James Bond had cool expensive cars in the movies, but in the books he was pretty much living on a civil servant’s salary. He drove an old Bentley that was souped up, but a little rough-looking. I think it was painted grey.
What model Bentley did he drive? I’d like to see a photo of one.
I seem to recall that he had a Sunbeam Alpine, and aren’t you talking about a Rolls Royce Silver shadow he had? May have been ‘M’ I’ts been a while since I have read the books. Here’s one site :
Well, I think they first bring up the Bentley he drives in his normal life in Moonraker. It may have been Live and Let Die though. Anyway, my recollection was that it was a 193? Bentley.
No, this has nothing to do with the films. In the books he drove a beat-up, souped-up Bentley. I know the model was mentioned in one book or another, but my books are in storage.
Anyway, I’m looking for the book car, not a film car.
Right, it was a 1930 Bentley 4.5-liter. I have a link showing what Bentleys of that era looked like. It would have been something similar.
[quote] Originally posted by Jeff Olsen I haven’t read the original books since high school but Bond’s personal car was a supercharged 1933 Bentley Continental, IIRC.
Bentley didn’t start producing Continental versions until after WWII, I believe. Rolls-Royce did, though.
Sur’Nii and li’l Dickie Dirtz: I don’t recall what he drove in the book, but in the film Dr. No he drove a Sunbeam. I couldn’t tell if it was an Alpine or a Tiger. I’d have to look again. Didn’t the Tiger have a bulge in the bonnet?
Speaking of blowers, Moss Motors is developing period-looking superchargers for the MGB.
I’m pretty sure Don Adams drove a Tiger in Get Smart. I heard he still has it.
You might want to get an Alpine before they really get expensive. Fortunately they’re cheaper than a Tiger. You can have your Alpine, and by that time maybe my '66 MGB will be out of restoration.
Yeah, Alpines have always been cheaper. That’s why my dad had one of them and not a Tiger. My brother sold it to a guy in the Lake Jackson, TX area, so if anybody out there is in Lake Jackson and knows of a dark blue Alpine. . .
Yes, that’s correct, but the “blower” wasn’t a turbocharger, it was a crank-driven supercharger. A turbo charger uses a turbine in the exhaust stream to drive a compressor; it’s thermodynamically efficient, because you reclaim some of the energy that would otherwise leave via the exhaust pipe.

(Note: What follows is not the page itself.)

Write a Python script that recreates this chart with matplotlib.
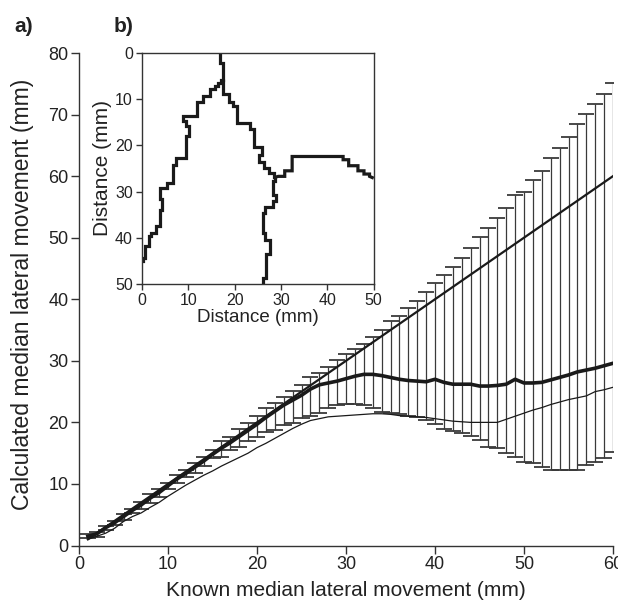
import numpy as np
import matplotlib
matplotlib.use("Agg")
import matplotlib.pyplot as plt

plt.rcParams['font.family'] = ['Liberation Sans', 'DejaVu Sans']

# ---------------- data (main panel a) ----------------
known = list(range(1, 61))

calc_median = [1.5, 1.9, 2.9, 3.7, 4.7, 5.7, 6.6, 7.7, 8.6, 9.7,
               10.8, 11.7, 12.7, 13.7, 14.8, 15.8, 16.7, 17.7, 18.7, 19.7,
               20.8, 21.8, 22.8, 23.6, 24.4, 25.4, 26.1, 26.4, 26.7, 27.1,
               27.5, 27.8, 27.8, 27.6, 27.3, 27.0, 26.8, 26.7, 26.6, 27.0,
               26.5, 26.2, 26.2, 26.2, 25.9, 25.9, 26.0, 26.2, 27.0, 26.4,
               26.4, 26.5, 26.9, 27.3, 27.7, 28.2, 28.5, 28.8, 29.2, 29.6]

calc_thin = [1.0, 1.5, 2.0, 2.8, 3.9, 4.7, 5.3, 6.2, 7.0, 8.0,
             8.9, 9.8, 10.6, 11.4, 12.1, 12.9, 13.6, 14.3, 15.0, 15.9,
             16.6, 17.4, 18.2, 19.0, 19.7, 20.3, 20.6, 20.9, 21.0, 21.1,
             21.2, 21.3, 21.4, 21.4, 21.3, 21.1, 21.0, 20.9, 20.8, 20.6,
             20.4, 20.2, 20.1, 20.0, 20.0, 20.0, 20.0, 20.5, 21.0, 21.5,
             22.0, 22.4, 22.9, 23.3, 23.7, 24.0, 24.3, 25.0, 25.3, 25.7]

err_upper = [1.8, 2.2, 3.2, 4.0, 5.1, 6.0, 7.0, 8.3, 9.1, 10.2,
             11.5, 12.3, 13.4, 14.4, 15.5, 16.9, 17.7, 18.9, 19.9, 21.0,
             22.3, 23.2, 24.2, 25.1, 26.1, 27.3, 28.1, 29.0, 30.1, 31.1,
             31.9, 32.7, 33.9, 35.0, 36.4, 37.2, 38.5, 39.7, 41.1, 42.6,
             43.9, 45.3, 46.7, 48.4, 50.1, 51.5, 53.2, 54.8, 56.9, 57.4,
             59.4, 60.9, 62.9, 64.6, 66.3, 68.4, 70.1, 71.7, 73.3, 75.2]

err_lower = [1.2, 1.4, 2.5, 3.3, 4.1, 5.3, 6.0, 6.9, 7.9, 9.1,
             10.1, 11.1, 11.8, 12.9, 14.2, 14.4, 15.5, 16.0, 16.9, 17.6,
             18.5, 18.7, 19.6, 19.9, 20.7, 21.1, 21.6, 22.4, 22.8, 23.0,
             23.0, 22.8, 22.4, 21.7, 21.6, 21.4, 21.0, 20.8, 20.4, 19.8,
             19.0, 18.6, 18.2, 17.8, 17.2, 16.0, 15.8, 15.0, 14.3, 13.6,
             13.4, 12.8, 12.3, 12.3, 12.3, 12.3, 13.1, 13.6, 14.2, 15.2]

identity_x = [1, 60]
identity_y = [1, 60]

x_ticks = [0, 10, 20, 30, 40, 50, 60]
y_ticks = [0, 10, 20, 30, 40, 50, 60, 70, 80]

# ---------------- data (inset panel b: crack paths) ----------------
trunk_x = [16.8, 16.8, 17.5, 17.5]
trunk_y = [0.0, 2.2, 2.2, 6.1]

left_x = [17.5, 17.5, 17.0, 17.0, 16.4, 16.4, 15.7, 15.7, 14.6, 14.6, 13.2, 13.2, 11.9, 11.9, 8.8, 8.8,
          9.6, 9.6, 10.1, 10.1, 9.6, 9.6, 7.4, 7.4, 6.7, 6.7, 5.3, 5.3, 3.8, 3.8,
          4.3, 4.3, 3.8, 3.8, 3.1, 3.1, 2.0, 2.0, 1.5, 1.5, 0.7, 0.7, 0.2, 0.2, 0.0]
left_y = [5.6, 5.9, 5.9, 6.5, 6.5, 7.2, 7.2, 7.9, 7.9, 9.4, 9.4, 10.5, 10.5, 13.7, 13.7, 14.8,
          14.8, 15.9, 15.9, 18.0, 18.0, 22.7, 22.7, 24.2, 24.2, 28.1, 28.1, 29.2, 29.2, 31.7,
          31.7, 33.9, 33.9, 37.5, 37.5, 39.0, 39.0, 39.7, 39.7, 41.8, 41.8, 44.4, 44.4, 45.1, 45.1]

right_x = [17.5, 17.5, 18.7, 18.7, 19.6, 19.6, 20.6, 20.6, 23.2, 23.2, 24.2, 24.2,
           26.0, 26.0, 25.2, 25.2, 26.3, 26.3, 27.4, 27.4, 28.4, 28.4, 28.7]
right_y = [6.1, 8.9, 8.9, 10.6, 10.6, 11.5, 11.5, 15.2, 15.2, 16.4, 16.4, 20.4,
           20.4, 22.0, 22.0, 23.6, 23.6, 24.8, 24.8, 25.9, 25.9, 26.9, 26.9]

down_x = [28.7, 28.7, 28.3, 28.3, 29.0, 29.0, 28.3, 28.3, 26.6, 26.6, 26.1, 26.1,
          26.6, 26.6, 27.6, 27.6, 26.8, 26.8, 26.1, 26.1]
down_y = [26.9, 27.8, 27.8, 30.7, 30.7, 32.0, 32.0, 33.4, 33.4, 34.6, 34.6, 39.0,
          39.0, 40.4, 40.4, 43.5, 43.5, 48.6, 48.6, 50.0]

east_x = [28.7, 29.4, 30.8, 30.8, 32.4, 32.4, 43.4, 43.4, 44.6, 44.6, 46.6, 46.6,
          47.9, 47.9, 49.1, 49.1, 50.0]
east_y = [26.9, 26.7, 26.7, 25.5, 25.5, 22.4, 22.4, 23.1, 23.1, 24.4, 24.4, 25.5,
          25.5, 26.2, 26.2, 26.7, 27.1]

inset_ticks = [0, 10, 20, 30, 40, 50]

# ---------------- figure ----------------
W, H = 618, 606
fig = plt.figure(figsize=(W / 100, H / 100), dpi=100)
ax = fig.add_axes([79 / W, 1 - 545.5 / H, (613 - 79) / W, (545.5 - 53) / H])

dark = '#1a1a1a'
axis_col = '#333333'
txt_col = '#222222'

med = np.array(calc_median)
lo = np.clip(med - np.array(err_lower), 0, None)
hi = np.clip(np.array(err_upper) - med, 0, None)

ax.errorbar(known, med, yerr=[lo, hi], fmt='none', ecolor='#3a3a3a',
            elinewidth=0.9, capsize=6, capthick=1.3, zorder=2)
ax.plot(identity_x, identity_y, color=dark, lw=1.6, zorder=3)
ax.plot(known, calc_thin, color=dark, lw=0.9, zorder=3)
ax.plot(known, calc_median, color=dark, lw=2.6, zorder=4)

ax.set_xlim(0, 60)
ax.set_ylim(0, 80)
ax.set_xticks(x_ticks)
ax.set_yticks(y_ticks)
for s in ['top', 'right']:
    ax.spines[s].set_visible(False)
for s in ['left', 'bottom']:
    ax.spines[s].set_color(axis_col)
    ax.spines[s].set_linewidth(1.0)
ax.tick_params(direction='out', length=5.5, width=1.0, color=axis_col,
               labelsize=13, pad=2, labelcolor=txt_col)
ax.set_xlabel('Known median lateral movement (mm)', fontsize=15, color=txt_col)
ax.set_ylabel('Calculated median lateral movement (mm)', fontsize=16.5, color=txt_col)
ax.xaxis.set_label_coords(0.5, -0.072)
ax.yaxis.set_label_coords(-0.084, 0.51)

# ---------------- inset ----------------
axi = fig.add_axes([142 / W, 1 - 284 / H, (373.7 - 142) / W, (284 - 53) / H])
axi.set_facecolor('white')
for px, py in [(trunk_x, trunk_y), (left_x, left_y), (right_x, right_y),
               (down_x, down_y), (east_x, east_y)]:
    axi.plot(px, py, color=dark, lw=2.3, solid_joinstyle='miter',
             solid_capstyle='butt')
axi.set_xlim(0, 50)
axi.set_ylim(50, 0)
axi.set_xticks(inset_ticks)
axi.set_yticks(inset_ticks)
for s in axi.spines.values():
    s.set_color(axis_col)
    s.set_linewidth(1.0)
axi.tick_params(direction='out', length=4.5, width=1.0, color=axis_col,
                labelsize=11.5, pad=2, labelcolor=txt_col)
axi.set_xlabel('Distance (mm)', fontsize=13.5, color=txt_col, labelpad=1)
axi.set_ylabel('Distance (mm)', fontsize=15, color=txt_col, labelpad=2)

fig.text(14 / W, 1 - 27 / H, 'a)', fontsize=15, fontweight='bold', va='center', ha='left', color=txt_col)
fig.text(114 / W, 1 - 27 / H, 'b)', fontsize=15, fontweight='bold', va='center', ha='left', color=txt_col)

fig.savefig('out.png', dpi=100)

Typically both the turbine and the compressor are centrifugal, and their casings are shaped something like a snail’s shell.
But the Bentleys had simple mechanically-driven superchargers, which are technically not turbochargers. I believe that the Bentley used a Roots-type compressor, which has two interlocking rotors running in a roughly cylindrical casing; air enters one side of the casing and leaves the other.
Some of the other '30s cars (the Graham, for instance) used a mechanical supercharger with a centrifugal air compressor; the casing for the compressor looks something like a turbocharger, but, again, it’s not, it’s just a supercharger.